The Bude Canal is of considerable historic interest, featuring some of the most unusual and ingenious engineering of the canal-building era in the 19th century. The Aqueduct Branch of the system, which is the length in the ownership of the Bude Canal Trust, was the original feeder arm for the whole canal system, although it was later also used as part of the general canal network.

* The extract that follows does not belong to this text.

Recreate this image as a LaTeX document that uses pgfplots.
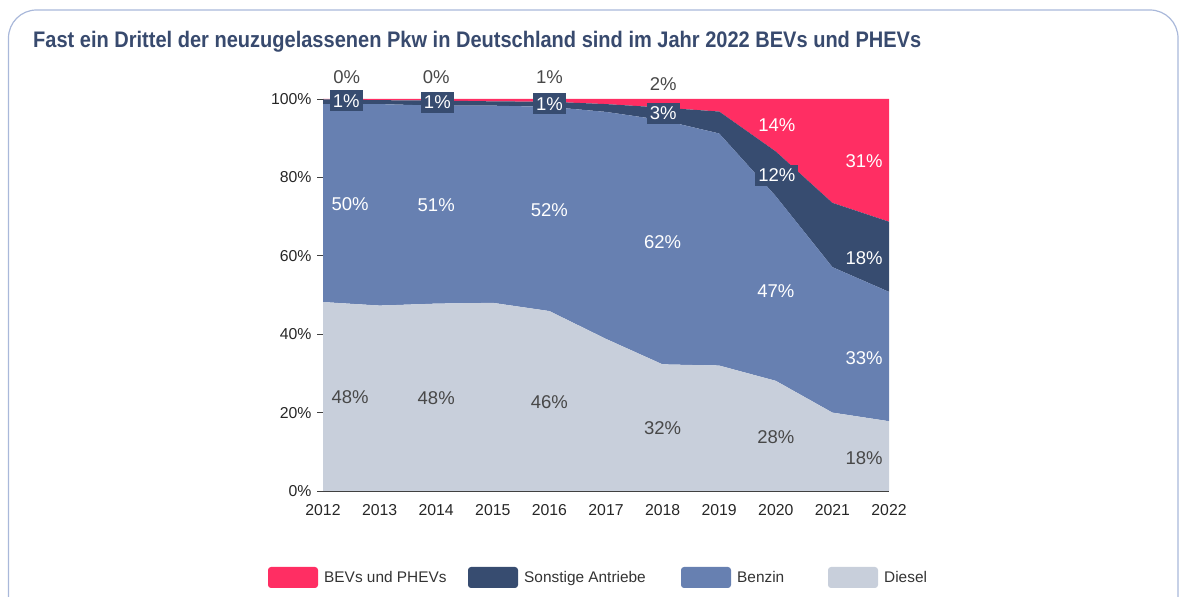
\documentclass[border=0pt]{standalone}
\usepackage{pgfplots}
\pgfplotsset{compat=1.18}
\usepackage{pgfplotstable}
\usepackage{fontspec}
\setmainfont{Liberation Sans}
\newfontfamily\titlefont[FakeStretch=0.89]{Liberation Sans}

\definecolor{bev}{HTML}{FF2E63}
\definecolor{sonst}{HTML}{374C70}
\definecolor{benzin}{HTML}{6780B1}
\definecolor{diesel}{HTML}{C8CFDB}
\definecolor{titlecol}{HTML}{384A6E}
\definecolor{labgray}{HTML}{484848}
\definecolor{axgray}{HTML}{404040}
\definecolor{framecol}{HTML}{A9B8DA}

\tikzset{
  lab/.style={font=\fontsize{18.5}{21}\selectfont, inner sep=0pt},
  dlab/.style={lab, text=labgray},
  wlab/.style={lab, text=white},
  blab/.style={lab, text=white, fill=sonst, inner xsep=3pt, inner ysep=4pt},
  leg/.style={anchor=base west, inner sep=0pt, text=black!80, font=\fontsize{15.4}{18}\selectfont},
}

% Anteile an Neuzulassungen in %
\pgfplotstableread{
year diesel benzin sonst bev
2012 48.2 50.5 1.2 0.1
2013 47.3 51.4 1.0 0.3
2014 47.8 50.5 1.3 0.4
2015 48.0 50.3 1.1 0.6
2016 45.9 52.1 1.3 0.7
2017 38.8 57.9 2.0 1.3
2018 32.3 62.3 3.2 2.2
2019 32.0 59.2 5.6 3.2
2020 28.1 47.1 11.4 13.4
2021 20.0 37.1 16.4 26.5
2022 17.8 33.0 17.9 31.3
}\shares

\begin{document}
\begin{tikzpicture}
\path[use as bounding box] (0pt,0pt) rectangle (1186pt,597pt);
\draw[framecol, line width=1.2pt, rounded corners=28pt] (8.5pt,587pt) -- (1178pt,587pt) -- (1178pt,-40pt) -- (8.5pt,-40pt) -- cycle;

\node[anchor=base west, inner sep=0pt, text=titlecol, font=\titlefont\bfseries\fontsize{22.5}{26}\selectfont]
  at (33pt,549pt) {Fast ein Drittel der neuzugelassenen Pkw in Deutschland sind im Jahr 2022 BEVs und PHEVs};

\begin{axis}[
  at={(323pt,106pt)}, anchor=south west,
  scale only axis, width=566pt, height=392pt,
  xmin=2012, xmax=2022, ymin=0, ymax=100,
  stack plots=y,
  axis lines*=left,
  axis line style={axgray, line width=0.9pt},
  clip=false,
  xtick={2012,2013,...,2022},
  ytick={0,20,...,100},
  yticklabel={\pgfmathprintnumber{\tick}\%},
  /pgf/number format/1000 sep={},
  tick align=outside,
  major tick length=6pt,
  ytick style={axgray, line width=0.9pt},
  xtick style={draw=none},
  xticklabel style={yshift=-4pt},
  yticklabel style={xshift=-2pt},
  ticklabel style={font=\fontsize{15.8}{18}\selectfont, text=black!85},
  /pgf/number format/assume math mode=true,
]
\addplot[fill=diesel, draw=none] table[x=year, y=diesel] {\shares} \closedcycle;
\addplot[fill=benzin, draw=none] table[x=year, y=benzin] {\shares} \closedcycle;
\addplot[fill=sonst, draw=none] table[x=year, y=sonst] {\shares} \closedcycle;
\addplot[fill=bev, draw=none] table[x=year, y=bev] {\shares} \closedcycle;

% Positionen der Beschriftungen
\coordinate (d1) at (axis cs:2012.48,24.0);
\coordinate (d2) at (axis cs:2014,23.7);
\coordinate (d3) at (axis cs:2016,22.7);
\coordinate (d4) at (axis cs:2018,16.1);
\coordinate (d5) at (axis cs:2020,13.8);
\coordinate (d6) at (axis cs:2021.56,8.4);
\coordinate (b1) at (axis cs:2012.48,73.2);
\coordinate (b2) at (axis cs:2014,73.0);
\coordinate (b3) at (axis cs:2016,71.7);
\coordinate (b4) at (axis cs:2018,63.5);
\coordinate (b5) at (axis cs:2020,51.0);
\coordinate (b6) at (axis cs:2021.56,33.9);
\coordinate (s1) at (axis cs:2012.41,99.5);
\coordinate (s2) at (axis cs:2014.02,99.2);
\coordinate (s3) at (axis cs:2016,98.8);
\coordinate (s4) at (axis cs:2018.01,96.4);
\coordinate (s5) at (axis cs:2020.02,80.6);
\coordinate (s6) at (axis cs:2021.56,59.4);
\coordinate (e1) at (axis cs:2012.42,105.6);
\coordinate (e2) at (axis cs:2014,105.6);
\coordinate (e3) at (axis cs:2016,105.6);
\coordinate (e4) at (axis cs:2018.01,103.8);
\coordinate (e5) at (axis cs:2020.02,93.4);
\coordinate (e6) at (axis cs:2021.56,84.2);
\end{axis}

% Diesel
\node[dlab] at (d1) {48\%};
\node[dlab] at (d2) {48\%};
\node[dlab] at (d3) {46\%};
\node[dlab] at (d4) {32\%};
\node[dlab] at (d5) {28\%};
\node[dlab] at (d6) {18\%};
% Benzin
\node[wlab] at (b1) {50\%};
\node[wlab] at (b2) {51\%};
\node[wlab] at (b3) {52\%};
\node[wlab] at (b4) {62\%};
\node[wlab] at (b5) {47\%};
\node[wlab] at (b6) {33\%};
% Sonstige
\node[blab] at (s1) {1\%};
\node[blab] at (s2) {1\%};
\node[blab] at (s3) {1\%};
\node[blab] at (s4) {3\%};
\node[blab] at (s5) {12\%};
\node[wlab] at (s6) {18\%};
% BEVs und PHEVs
\node[dlab] at (e1) {0\%};
\node[dlab] at (e2) {0\%};
\node[dlab] at (e3) {1\%};
\node[dlab] at (e4) {2\%};
\node[wlab] at (e5) {14\%};
\node[wlab] at (e6) {31\%};

% Legende
\fill[bev, rounded corners=3pt] (268pt,9pt) rectangle (318pt,30pt);
\node[leg] at (324pt,14pt) {BEVs und PHEVs};
\fill[sonst, rounded corners=3pt] (468pt,9pt) rectangle (518pt,30pt);
\node[leg] at (524pt,14pt) {Sonstige Antriebe};
\fill[benzin, rounded corners=3pt] (681pt,9pt) rectangle (731pt,30pt);
\node[leg] at (737pt,14pt) {Benzin};
\fill[diesel, rounded corners=3pt] (828pt,9pt) rectangle (878pt,30pt);
\node[leg] at (884pt,14pt) {Diesel};
\end{tikzpicture}
\end{document}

With fewer than 50 members, the trust is heavily dependent on a handful of volunteers, most of whom are now in their 70s. Every Wednesday an intrepid party of volunteers ventures out to cut back the brush that encroaches on the path, cut back trees that have fallen across the path, and keep the dry canal bed free of obstructions. There is always plenty to keep us busy and the more helpers we have the better. Most of the work is clearing and burning the cut material. We are generally there between 10am and until we get too tired, which is usually about 4pm. If you have a few hours free on Wednesdays then join the BCT, or if you do not want to join, just come along and get some fresh air, exercise, and comradeship with like-minded volunteers.
By joining the Trust you will be helping to maintain an important recreational, historical, and natural wildlife asset. The Bude Canal has a history spanning some 190 years. Although never the centre of an area of intense activity, it does have a history as rich as many other canals. This historical thread continues to the present day, despite the canal no longer operating as a working waterway. The range of its uses and the heritage engineering features within it mean that its history continues to unfold and fascinate. For just £15 per year, or Life Membership for £180, you can be part of an organization that is making a difference.
Although the canal aqueduct is primarily an historic item it is also important as an area that is looked after for its wildlife interest as well. The fact that it passes through two of the Devon Wildlife Trust’s nature reserves (Dunsden National Nature Reserve and Vealand Farm Reserve) indicates the kind of value there is in the area. The reserves are based on the culm grassland and much of the wildlife associated with it may be seen along the towpath.
The tranquillity of the path and the rural scenery with the wildlife and flowers make for an enjoyable walk. Several leaflets are available which describe the towpath walk and the history, as well as other nearby canal-related walks. Brochures are available free from the Holsworthy Visitor Centre or the Tamar Lake Café (TLC Café) at Upper Tamar Lake.